The proposed 4,000 sq km Delhi-Mumbai Industrial Corridor project would involve an estimated $90 billion investment and was at an advanced stage of finalisation, Commerce and Industry Minister Kamal Nath said in New Delhi on Monday.
"Stakeholders have taken a decision to set up five investment regions and five industrial regions, one in each state in the first phase, which will be completed by 2012, in synchronisation with the dedicated Delhi-Mumbai rail freight corridor," Nath said at an India-Japan CEOs’ meeting organised by the Confederation of Indian Industry (CII).
Japan’s Minister of Economy, Trade and Industry Akira Amari and members of the Japanese business delegation attended the meeting.
Nath said $90 billion would be required to create the infrastructure for the project, which included roads, port connectivity and airports.

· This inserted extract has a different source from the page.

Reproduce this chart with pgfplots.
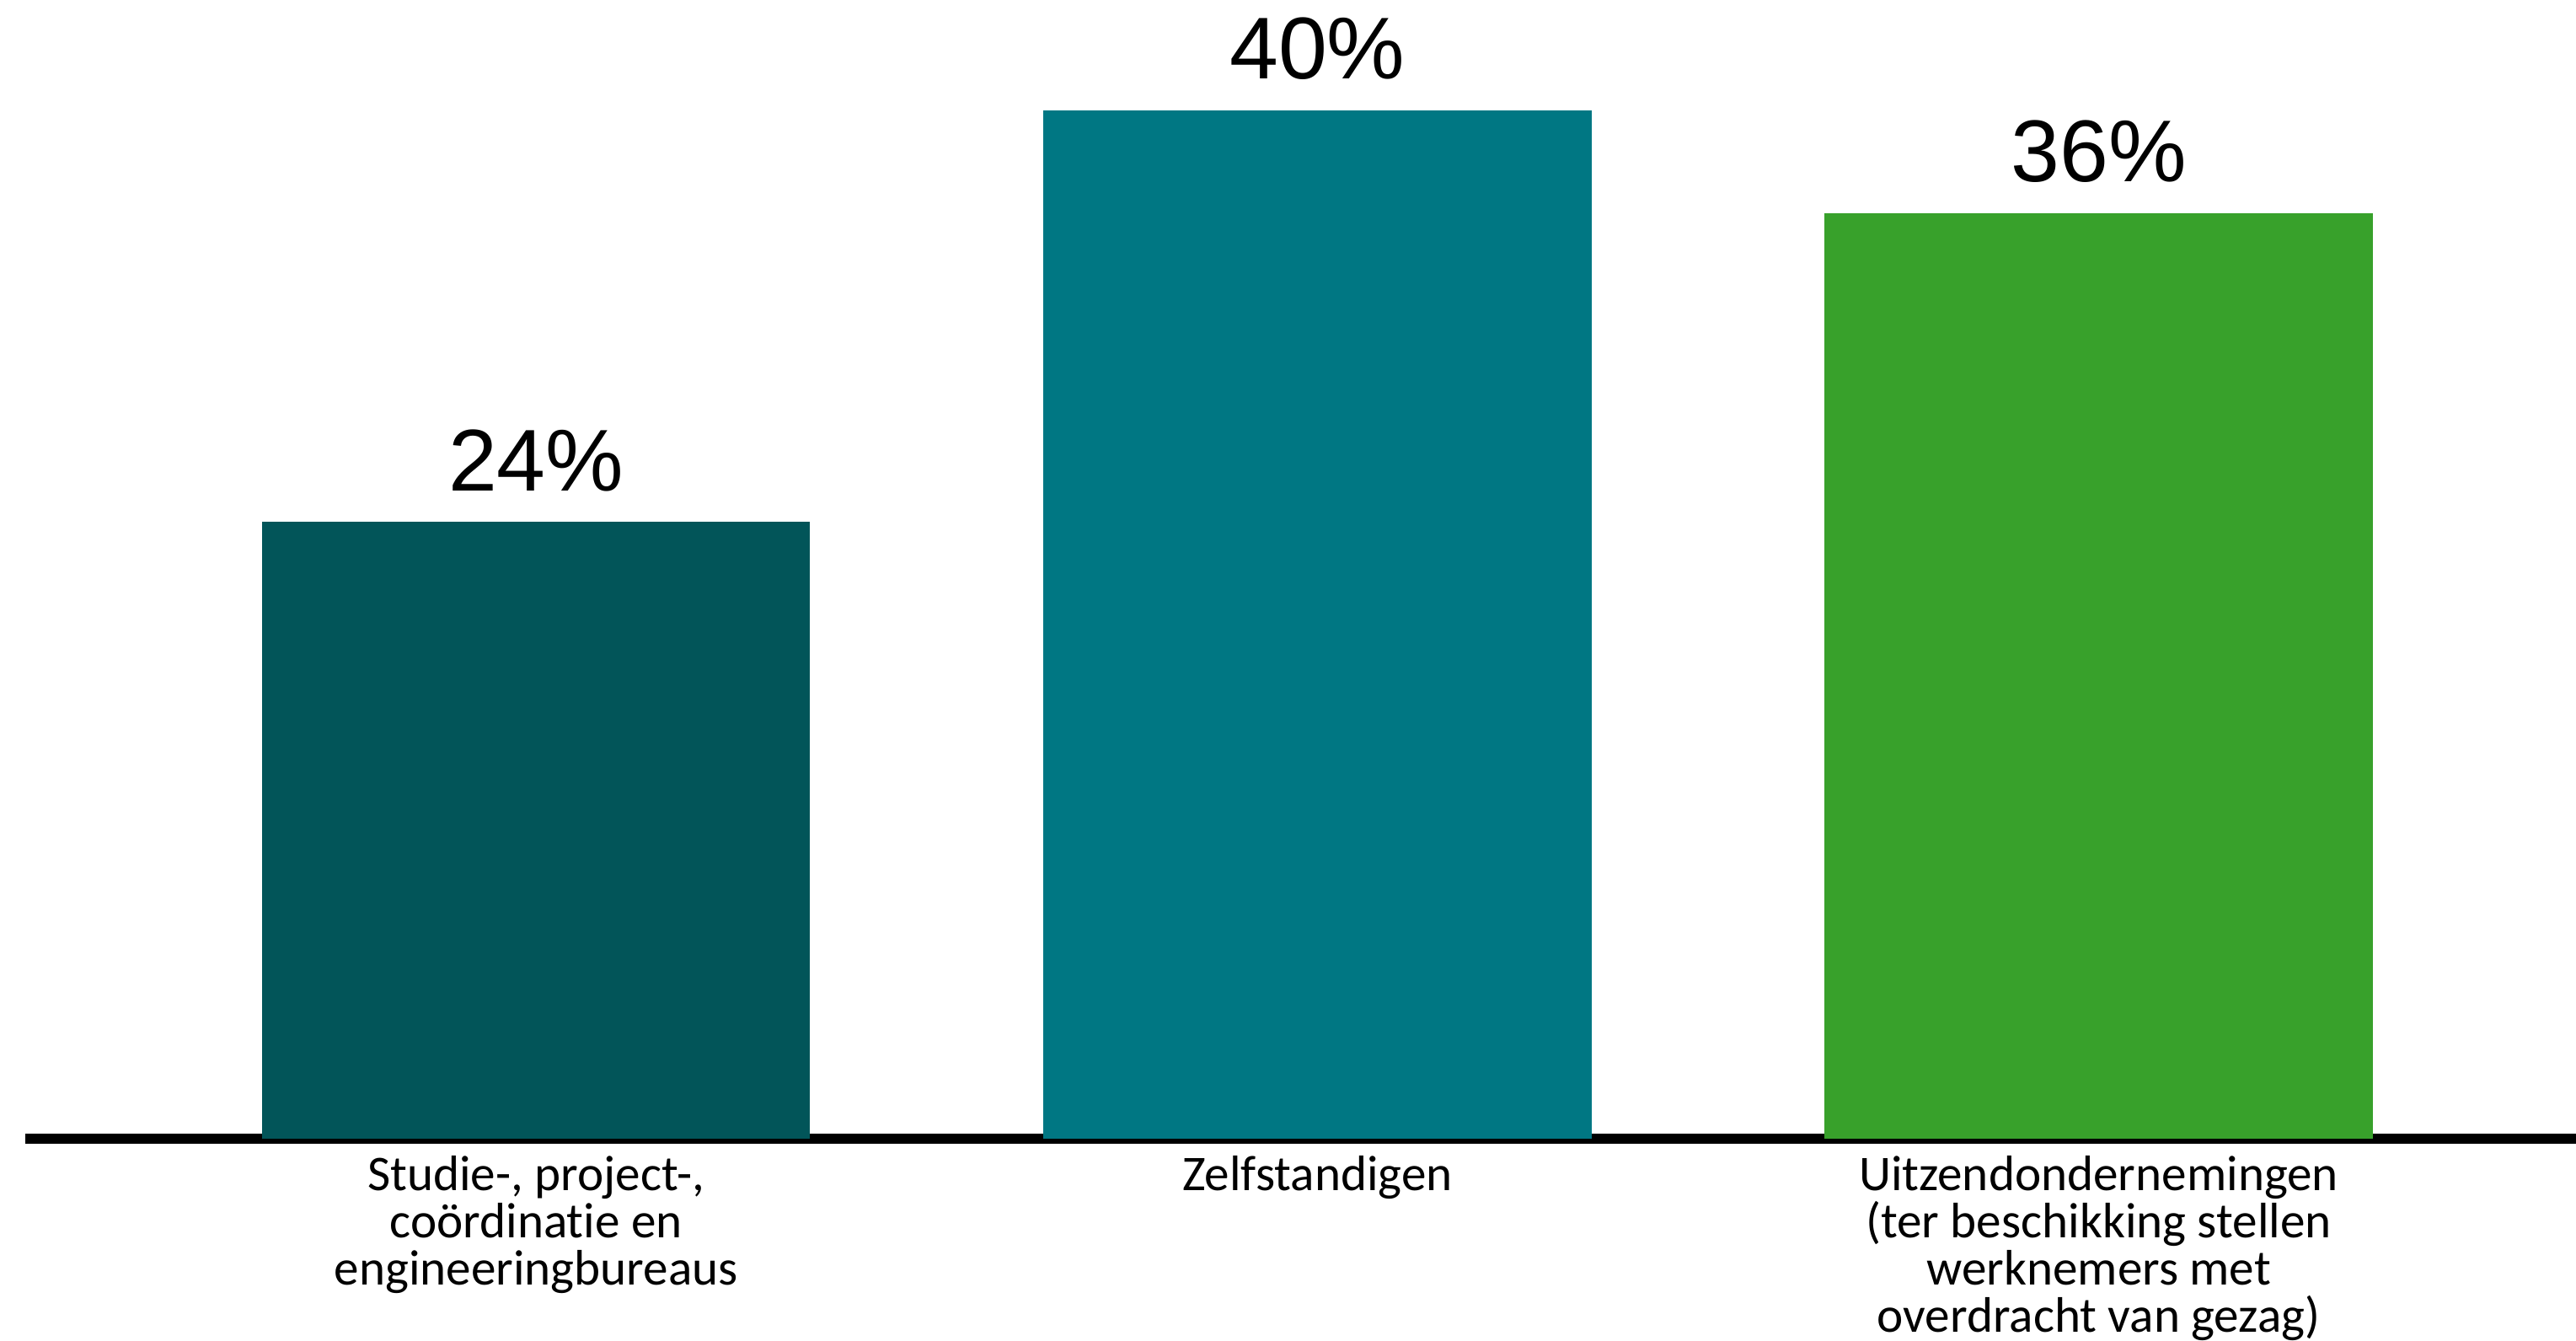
\documentclass[border=0pt]{standalone}
\usepackage{fontspec}
\setmainfont{Carlito}[Ligatures=NoCommon]
\newfontfamily\valfont{Liberation Sans}
\usepackage{pgfplots}
\pgfplotsset{compat=1.18}

\definecolor{tealdark}{RGB}{2,85,89}
\definecolor{tealmid}{RGB}{0,119,131}
\definecolor{grass}{RGB}{56,161,43}

\begin{document}
\begin{tikzpicture}
	\begin{axis}[
		name=ax,
		scale only axis,
		width=465.4pt,
		height=207.7pt,
		ybar,
		bar width=100pt,
		bar shift=0pt,
		xmin=-0.654, xmax=2.611,
		ymin=0, ymax=44.3,
		axis x line=bottom,
		axis y line=none,
		x axis line style={-, line width=1.85pt, black},
		xtick={0,1,2},
		major tick length=0pt,
		ytick=\empty,
		xticklabels={{Studie-, project-,\\co\"ordinatie en\\engineeringbureaus},
			{Zelfstandigen},
			{Uitzendondernemingen\\(ter beschikking stellen\\werknemers met\\overdracht van gezag)}},
		xticklabel style={align=center, anchor=north, inner sep=0pt, yshift=-3pt,
			font=\fontsize{9.1}{8.6}\selectfont},
		point meta=explicit symbolic,
		nodes near coords,
		every node near coord/.append style={font=\valfont\fontsize{16}{18}\selectfont,
			anchor=south, inner sep=0pt, yshift=5.4pt, black},
	]

	% Studie-, project-, ...
	\addplot[fill=tealdark, draw=none] coordinates {(0,24) [24\%]};
	% Zelfstandigen
	\addplot[fill=tealmid, draw=none] coordinates {(1,40) [40\%]};
	% Uitzendondernemingen
	\addplot[fill=grass, draw=none] coordinates {(2,36) [36\%]};

	\end{axis}
	\pgfresetboundingbox
	\path[use as bounding box] ([xshift=-4.6pt,yshift=-36.9pt]ax.south west) rectangle (ax.north east);
\end{tikzpicture}
\end{document}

Japanese companies, particularly small and medium enterprises, are expected to invest over $10 billion in the proposed corridor during the first phase itself. Work on the first phase of the project will commence next year.
Nath said land would be acquired on voluntary basis and would be in accordance with the rehabilitation policy that the government is formulating.
Ajay Dua, secretary, department of industrial policy and promotion, said the project would be overseen by an apex steering authority headed by the Prime Minister and with central ministers and state chief ministers concerned as members.
A corporate entity, Delhi Mumbai Industrial Corridor Development Corporation will be set up to undertake planning for the project, development of its various components, coordination with stakeholders and raising finances.
Amari said: "Japan will provide all possible assistance and the project will trigger a new industrial revolution in India. Japan is building a platform where India can become the gateway for exports to the UK, Middle East and Africa."
The project preparation is expected to commence after Japanese Prime Minister Shinzo Abe’s visit to India in August.